Le Conseil constitutionnel censure les mesures les plus controversées de la loi Attal sur les mineurs délinquants
Par Franck Lemarc
Sale temps pour les macronistes. Alors qu’à l’Assemblée nationale, les oppositions de droite détricotent petit à petit un certain nombre de réformes de fond mises en œuvre depuis 2017, c’est maintenant le Conseil constitutionnel qui revient sur les dispositions essentielles portées, personnellement, par l’ancien Premier ministre d’Emmanuel Macron.
Clivages
Le 19 mai dernier, le Sénat avait définitivement adopté la proposition de loi « visant à renforcer l’autorité de la justice à l’égard des mineurs délinquants et de leurs parents ». Composée d’une quinzaine d’articles, ce texte avait pour objectif de « provoquer un sursaut d’autorité » et se voulait une réponse aux émeutes de 2023. Tout au long des débats, les clivages ont été très profonds sur ce texte entre la gauche et la droite, la première estimant que la proposition de loi tournait le dos au principe fondamental d’une justice adaptée pour les mineurs, tandis que la seconde assumait au contraire de « tourner le dos à une culture de l’excuse qui a plongé une partie de notre jeunesse dans un profond sentiment d’impunité » (Bruno Retailleau), et de revenir sur certains aspects de l’ordonnance de 1945 sur la justice des mineurs, arguant que « les jeunes de 2025 ne sont pas les jeunes de 1945 ».

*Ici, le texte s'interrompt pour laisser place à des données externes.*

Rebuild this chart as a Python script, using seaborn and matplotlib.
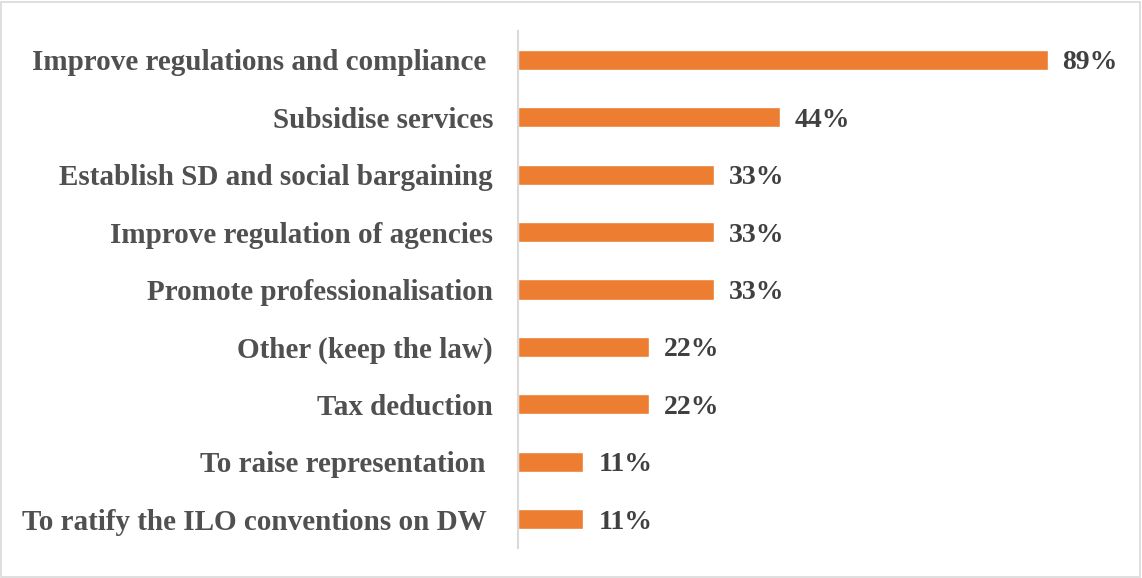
import matplotlib
matplotlib.use("Agg")
import matplotlib.pyplot as plt
import seaborn as sns
import pandas as pd
from matplotlib.patches import Rectangle

categories = [
    "Improve regulations and compliance ",
    "Subsidise services",
    "Establish SD and social bargaining",
    "Improve regulation of agencies",
    "Promote professionalisation",
    "Other (keep the law)",
    "Tax deduction",
    "To raise representation ",
    "To ratify the ILO conventions on DW ",
]
values = [89, 44, 33, 33, 33, 22, 22, 11, 11]

df = pd.DataFrame({"category": categories, "value": values})

sns.set_theme(style="white")
plt.rcParams["font.family"] = ["Liberation Serif", "DejaVu Serif"]

fig = plt.figure(figsize=(11.42, 5.78), dpi=100)
ax = fig.add_axes([0.4536, 0.0519, 0.521, 0.8945])

sns.barplot(data=df, x="value", y="category", orient="h", color="#ED7D31",
            saturation=1, width=0.35, ax=ax)

ax.set_xlim(0, 100)
ax.set_ylim(8.5, -0.5)
ax.set_xlabel("")
ax.set_ylabel("")
ax.set_xticks([])
ax.tick_params(axis="y", length=0, pad=18)
for lbl in ax.get_yticklabels():
    lbl.set_fontsize(21)
    lbl.set_fontweight("bold")
    lbl.set_color("#505050")

for s in ["top", "right", "bottom"]:
    ax.spines[s].set_visible(False)
ax.spines["left"].set_color("#d9d9d9")
ax.spines["left"].set_linewidth(1.5)

for i, v in enumerate(values):
    ax.text(v + 2.5, i, f"{v}%", va="center_baseline", ha="left", fontsize=20,
            fontweight="bold", color="#404040")

fig.patches.append(Rectangle((0.001, 0.002), 0.997, 0.995, transform=fig.transFigure,
                             fill=False, edgecolor="#d9d9d9", linewidth=1.2))

fig.savefig("out.png", dpi=100, facecolor="white")
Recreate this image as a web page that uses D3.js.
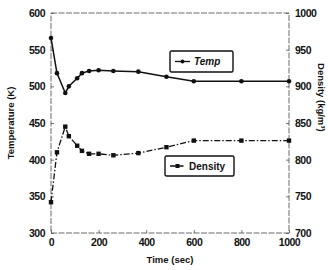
<!DOCTYPE html>
<html>
<head>
<meta charset="utf-8">
<script src="https://cdn.jsdelivr.net/npm/d3@7"></script>
<style>
  body { margin: 0; background: #fff; }
  text { font-family: "Liberation Sans", Arial, sans-serif; font-weight: bold; fill: #111; }
</style>
</head>
<body>
<div id="vis"></div>
<script>
// data
const times = [0, 25, 60, 75, 110, 130, 160, 200, 262, 367, 485, 600, 800, 1000]
const temp = [566, 518, 491, 500, 511, 518, 521, 522, 521, 520, 513, 507, 507, 507]
const density = [742, 810, 845, 832, 819, 812, 808, 808, 806, 809, 817, 826, 826, 826]
const timeTicks = [0, 200, 400, 600, 800, 1000]
const tempTicks = [300, 350, 400, 450, 500, 550, 600]
const densTicks = [700, 750, 800, 850, 900, 950, 1000]

const margin = {left: 51, top: 13, right: 39, bottom: 37}
const W = 328, H = 270
const width = W - margin.left - margin.right
const height = H - margin.top - margin.bottom

let svg = d3.select('#vis').append('svg')
    .attr('width', W)
    .attr('height', H)

let x = d3.scaleLinear().domain([0, 1000]).range([margin.left, margin.left + width])
let yT = d3.scaleLinear().domain([300, 600]).range([margin.top + height, margin.top])
let yD = d3.scaleLinear().domain([700, 1000]).range([margin.top + height, margin.top])

// faint dotted frame
svg.append('rect')
    .attr('x', margin.left).attr('y', margin.top)
    .attr('width', width).attr('height', height)
    .attr('fill', 'none')
    .attr('stroke', '#444')
    .attr('stroke-width', 0.8)
    .attr('stroke-dasharray', '6,1.5')

// axes
let fmt = d3.format('d')
let xAxis = svg.append('g')
    .attr('transform', `translate(0, ${margin.top + height})`)
    .call(d3.axisBottom(x).tickValues(timeTicks).tickFormat(fmt).tickSize(-3).tickPadding(6))
let yAxisL = svg.append('g')
    .attr('transform', `translate(${margin.left}, 0)`)
    .call(d3.axisLeft(yT).tickValues(tempTicks).tickFormat(fmt).tickSize(-3).tickPadding(6))
let yAxisR = svg.append('g')
    .attr('transform', `translate(${margin.left + width}, 0)`)
    .call(d3.axisRight(yD).tickValues(densTicks).tickFormat(fmt).tickSize(-3).tickPadding(6))

;[xAxis, yAxisL, yAxisR].forEach(g => {
    g.call(g => g.select('.domain').remove())
    g.selectAll('.tick line').attr('stroke', '#555').attr('stroke-width', 0.8)
    g.selectAll('.tick text')
        .attr('font-size', '10.5px')
        .attr('font-family', '"Liberation Sans", Arial, sans-serif')
        .attr('font-weight', 'bold')
        .attr('fill', '#111')
        .attr('letter-spacing', '-0.5px')
})

// axis titles
svg.append('text')
    .attr('x', x(500))
    .attr('y', 263)
    .attr('text-anchor', 'middle')
    .attr('font-size', '9.5px')
    .text('Time (sec)')

svg.append('text')
    .attr('transform', `translate(14, ${yT(450)}) rotate(-90)`)
    .attr('text-anchor', 'middle')
    .attr('font-size', '9.5px')
    .text('Temperature (K)')

svg.append('text')
    .attr('transform', `translate(318, ${yD(885)}) rotate(90)`)
    .attr('text-anchor', 'middle')
    .attr('font-size', '9.5px')
    .text('Density (kg/m\u00b3)')

// series
let rows = times.map((t, i) => ({t: t, temp: temp[i], dens: density[i]}))

let lineT = d3.line().x(d => x(d.t)).y(d => yT(d.temp))
let lineD = d3.line().x(d => x(d.t)).y(d => yD(d.dens))

svg.append('path')
    .datum(rows)
    .attr('d', lineT)
    .attr('fill', 'none')
    .attr('stroke', '#111')
    .attr('stroke-width', 1.5)

svg.append('path')
    .datum(rows)
    .attr('d', lineD)
    .attr('fill', 'none')
    .attr('stroke', '#111')
    .attr('stroke-width', 1.3)
    .attr('stroke-dasharray', '6,2,1.5,2')

svg.selectAll('.temp-dot')
    .data(rows)
    .enter()
    .append('circle')
        .attr('class', 'temp-dot')
        .attr('cx', d => x(d.t))
        .attr('cy', d => yT(d.temp))
        .attr('r', 2.3)
        .attr('fill', '#111')

svg.selectAll('.dens-dot')
    .data(rows)
    .enter()
    .append('rect')
        .attr('class', 'dens-dot')
        .attr('x', d => x(d.t) - 2.2)
        .attr('y', d => yD(d.dens) - 2.2)
        .attr('width', 4.4)
        .attr('height', 4.4)
        .attr('fill', '#111')

// legends
function legend(x0, y0, w, h, label, italic, dashed, square){
    let g = svg.append('g').attr('transform', `translate(${x0},${y0})`)
    g.append('rect')
        .attr('width', w).attr('height', h)
        .attr('rx', 1.5)
        .attr('fill', '#fff')
        .attr('stroke', '#111')
        .attr('stroke-width', 1.4)
    g.append('line')
        .attr('x1', 5).attr('x2', 20)
        .attr('y1', h / 2).attr('y2', h / 2)
        .attr('stroke', '#111')
        .attr('stroke-width', 1.3)
        .attr('stroke-dasharray', dashed ? '6,1.5' : null)
    if (square) {
        g.append('rect').attr('x', 10.5).attr('y', h / 2 - 2).attr('width', 4).attr('height', 4).attr('fill', '#111')
    } else {
        g.append('circle').attr('cx', 12.5).attr('cy', h / 2).attr('r', 2).attr('fill', '#111')
    }
    g.append('text')
        .attr('x', 24)
        .attr('y', h / 2 + 3.5)
        .attr('font-size', '10px')
        .attr('font-style', italic ? 'italic' : 'normal')
        .text(label)
}

legend(170, 51, 63, 21, 'Temp', true, false, false)
legend(165, 156, 69, 20, 'Density', false, true, true)
</script>
</body>
</html>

Le texte finalement adopté prévoyait notamment la création d’une amende civile qui ne répondraient pas aux convocations aux audiences, ou encore la création d’une procédure de comparution immédiate pour les jeunes récidivistes à partir de 16 ans. Autre mesure très débattue, mais finalement adoptée : l’inversion du principe de l’excuse de minorité. Actuellement, pour tout mineur, les peines encourues sont, de droit, deux fois moindres que pour un même délit commis par un majeur. Le texte prévoyait que ce principe ne soit plus de droit pour les crimes et délits commis en récidive par un mineur de plus de 16 ans, sauf « décision spécialement motivée » du juge.

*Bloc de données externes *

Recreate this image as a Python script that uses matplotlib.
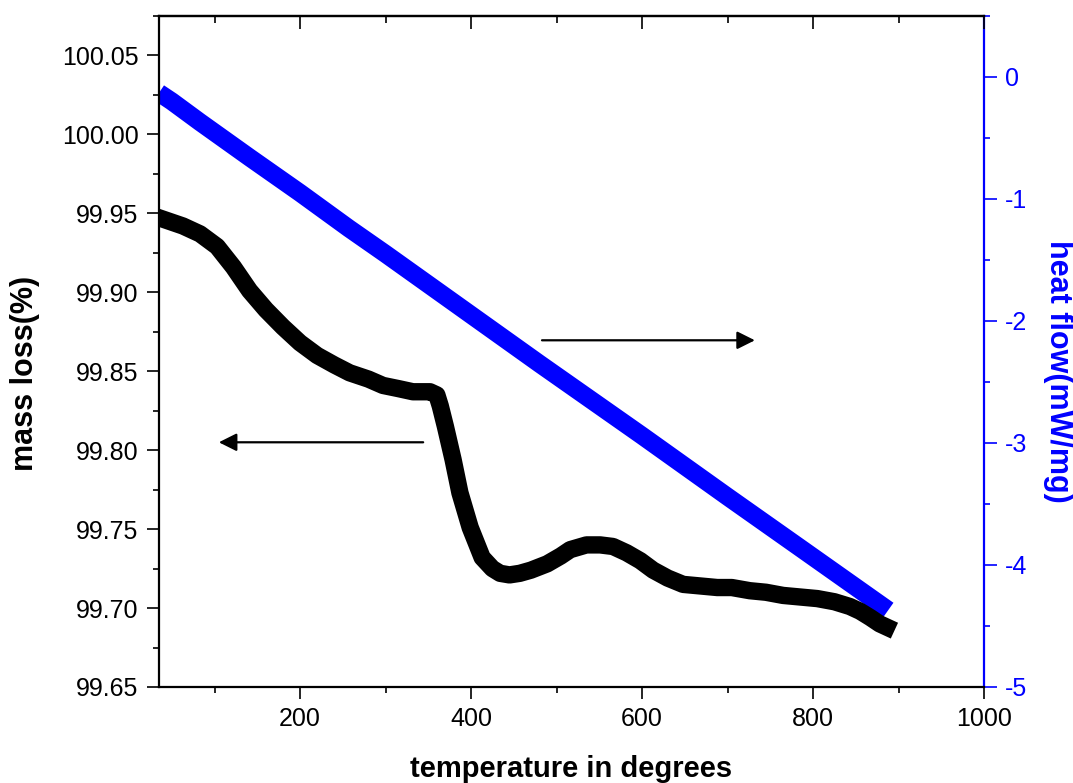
import numpy as np
import matplotlib.pyplot as plt
from matplotlib.ticker import MultipleLocator, FormatStrFormatter

plt.rcParams['font.family'] = ['Liberation Sans', 'DejaVu Sans']
plt.rcParams['axes.unicode_minus'] = False

# TGA mass loss curve (left axis)
temp_mass = [36, 63, 83, 103, 122, 141, 160, 180, 200, 220, 240, 258, 280, 297,
             315, 332, 352, 360, 364, 370, 379, 387, 399, 413, 425, 434, 445,
             457, 470, 489, 505, 516, 535, 551, 566, 582, 598, 613, 630, 648,
             668, 688, 705, 726, 745, 765, 785, 805, 825, 843, 855, 867, 878, 886]
mass_loss = [99.947, 99.942, 99.937, 99.929, 99.916, 99.901, 99.889, 99.878,
             99.868, 99.860, 99.854, 99.849, 99.845, 99.841, 99.839, 99.837,
             99.837, 99.835, 99.828, 99.815, 99.794, 99.773, 99.751, 99.732,
             99.725, 99.722, 99.721, 99.722, 99.724, 99.728, 99.733, 99.737,
             99.740, 99.740, 99.739, 99.735, 99.730, 99.724, 99.719, 99.715,
             99.714, 99.713, 99.713, 99.711, 99.710, 99.708, 99.707, 99.706,
             99.704, 99.701, 99.698, 99.694, 99.690, 99.688]

# DSC heat flow (right axis)
temp_heat = [35, 50, 83, 141, 200, 257, 300, 400, 480, 600, 700, 785, 888]
heat_flow = [-0.13, -0.20, -0.37, -0.66, -0.95, -1.24, -1.45, -1.95, -2.35,
             -2.94, -3.44, -3.86, -4.37]

blue = '#0000ff'

fig = plt.figure(figsize=(10.73, 7.83), dpi=100)
ax = fig.add_axes([159 / 1073, 1 - 687 / 783, 825 / 1073, 671 / 783])
ax2 = ax.twinx()

ax2.plot(temp_heat, heat_flow, color=blue, lw=13, solid_capstyle='butt')
ax.plot(temp_mass, mass_loss, color='k', lw=12.5, solid_joinstyle='round',
        solid_capstyle='projecting')

# mass curve drawn above the heat flow curve
ax.set_zorder(ax2.get_zorder() + 1)
ax.patch.set_visible(False)

ax.set_xlim(35, 1000)
ax.set_ylim(99.65, 100.075)
ax2.set_ylim(-5, 0.5)

ax.xaxis.set_major_locator(MultipleLocator(200))
ax.xaxis.set_minor_locator(MultipleLocator(100))
ax.yaxis.set_major_locator(MultipleLocator(0.05))
ax.yaxis.set_minor_locator(MultipleLocator(0.025))
ax.yaxis.set_major_formatter(FormatStrFormatter('%.2f'))
ax2.yaxis.set_major_locator(MultipleLocator(1))
ax2.yaxis.set_minor_locator(MultipleLocator(0.5))

for s in ['left', 'bottom', 'top']:
    ax.spines[s].set_linewidth(1.6)
ax.spines['right'].set_visible(False)
for s in ['left', 'bottom', 'top']:
    ax2.spines[s].set_visible(False)
ax2.spines['right'].set_color(blue)
ax2.spines['right'].set_linewidth(1.6)

ax.tick_params(axis='both', which='major', direction='out', length=8.6, width=1.2,
               labelsize=18, pad=6)
ax.tick_params(axis='both', which='minor', direction='out', length=4.3, width=1.2)
ax.tick_params(axis='y', right=False)
ax.tick_params(axis='x', top=False)

top = ax.secondary_xaxis('top')
top.xaxis.set_major_locator(MultipleLocator(200))
top.xaxis.set_minor_locator(MultipleLocator(100))
top.tick_params(axis='x', which='major', direction='in', length=9, width=1.2,
                labeltop=False)
top.tick_params(axis='x', which='minor', direction='in', length=5, width=1.2)
top.spines['top'].set_linewidth(1.6)

ax2.tick_params(axis='y', which='major', direction='out', length=9, width=1.2,
                colors=blue, labelsize=18, pad=6)
ax2.tick_params(axis='y', which='minor', direction='out', length=4.3, width=1.2,
                colors=blue)

ax.set_xlabel('temperature in degrees', fontsize=21, fontweight='bold')
ax.set_ylabel('mass loss(%)', fontsize=22, fontweight='bold')
ax2.set_ylabel('heat flow(mW/mg)', fontsize=22, fontweight='bold', color=blue,
               rotation=270, va='bottom')
ax.xaxis.set_label_coords(0.5, -0.102)
ax.yaxis.set_label_coords(-0.144, 0.467)
ax2.yaxis.set_label_coords(1.071, 0.471)

# direction arrows
ax.annotate('', xy=(105, 99.805), xytext=(344, 99.805),
            arrowprops=dict(arrowstyle='-|>', color='k', lw=1.6,
                            mutation_scale=27, shrinkA=0, shrinkB=0))
ax.annotate('', xy=(732, 99.8696), xytext=(483, 99.8696),
            arrowprops=dict(arrowstyle='-|>', color='k', lw=1.6,
                            mutation_scale=27, shrinkA=0, shrinkB=0))

fig.savefig('out.png', dpi=100)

Il faut rappeler que les principales mesures de ce texte ont été vivement critiquées par la Défenseure des droits et par les syndicats de la protection judiciaire de la jeunesse.
« Principes fondamentaux reconnus par les lois de la République »

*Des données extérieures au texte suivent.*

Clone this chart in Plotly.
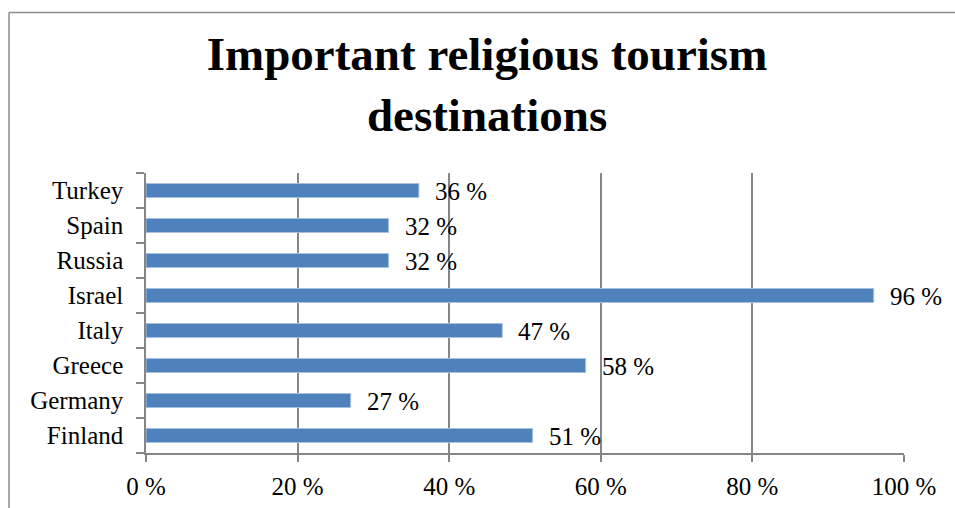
import plotly.graph_objects as go

# Share of respondents naming each country as an important religious tourism destination
countries = ["Finland", "Germany", "Greece", "Italy", "Israel", "Russia", "Spain", "Turkey"]
shares = [51, 27, 58, 47, 96, 32, 32, 36]
x_ticks = [0, 20, 40, 60, 80, 100]
x_tick_labels = ["0 %", "20 %", "40 %", "60 %", "80 %", "100 %"]

FONT = "Liberation Serif"
BAR = "#4F81BD"
GRID = "#868686"

fig = go.Figure()
fig.add_trace(go.Bar(
    y=countries,
    x=shares,
    orientation="h",
    width=0.4,
    marker=dict(color=BAR, line=dict(color="#A7C0DE", width=1)),
    hoverinfo="x+y",
))

# value labels just past each bar end
for c, v in zip(countries, shares):
    fig.add_annotation(
        x=v, y=c, xref="x", yref="y",
        text=f"{v} %", showarrow=False,
        xanchor="left", yanchor="middle", xshift=14, yshift=-1,
        font=dict(family=FONT, size=25, color="#000000"),
    )

fig.update_layout(
    width=955, height=508,
    margin=dict(l=146, r=51, t=173, b=55, autoexpand=False),
    paper_bgcolor="white",
    plot_bgcolor="white",
    showlegend=False,
    title=dict(
        text="<b>Important religious tourism<br>destinations</b>",
        x=0.51, xanchor="center",
        y=0.862, yanchor="bottom",
        font=dict(family=FONT, size=47, color="#000000"),
    ),
    xaxis=dict(
        range=[0, 100],
        tickvals=x_ticks, ticktext=x_tick_labels,
        showgrid=True, gridcolor=GRID, gridwidth=1.5,
        zeroline=False,
        showline=True, linecolor=GRID, linewidth=1.5,
        ticks="outside", ticklen=7, tickcolor=GRID, tickwidth=1.5,
        ticklabelstandoff=3,
        automargin=False,
        tickfont=dict(family=FONT, size=25, color="#000000"),
        fixedrange=True,
    ),
    yaxis=dict(
        type="category",
        categoryorder="array", categoryarray=countries,
        range=[-0.5, len(countries) - 0.5],
        showgrid=False, zeroline=False,
        showline=True, linecolor=GRID, linewidth=1.5,
        ticks="outside", tickson="boundaries", ticklen=8,
        tickcolor=GRID, tickwidth=1.5,
        ticklabelstandoff=16,
        automargin=False,
        tickfont=dict(family=FONT, size=25, color="#000000"),
        fixedrange=True,
    ),
)

# chart frame: top and left edges
frame_top = (508 - 12.5 - 55) / 280
fig.add_shape(type="line", xref="paper", yref="paper",
              x0=-137 / 758, x1=1.2, y0=frame_top, y1=frame_top,
              line=dict(color="#8C8C8C", width=1.5))
fig.add_shape(type="line", xref="paper", yref="paper",
              x0=-137 / 758, x1=-137 / 758, y0=-0.3, y1=frame_top,
              line=dict(color="#8C8C8C", width=1.5))

fig.write_html("out.html", config={"displayModeBar": False})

Le Conseil constitutionnel a été saisi sur ce texte par les députés et les sénateurs de gauche. Il leur a en grande partie donné raison. Dans leur décision rendue hier, les Sages ont censuré six articles (sur quinze) de la loi.
Les articles 4 et 5, d’abord, avaient trait à la nouvelle procédure « d’audience unique en comparution immédiate ». Il était notamment prévu qu’un mineur d’au moins 16, ayant déjà fait l’objet de certaines mesures éducatives ou judiciaires et ayant commis un délit l’exposant à une peine supérieure à trois ans de prison, pouvait être convoqué en comparution immédiate.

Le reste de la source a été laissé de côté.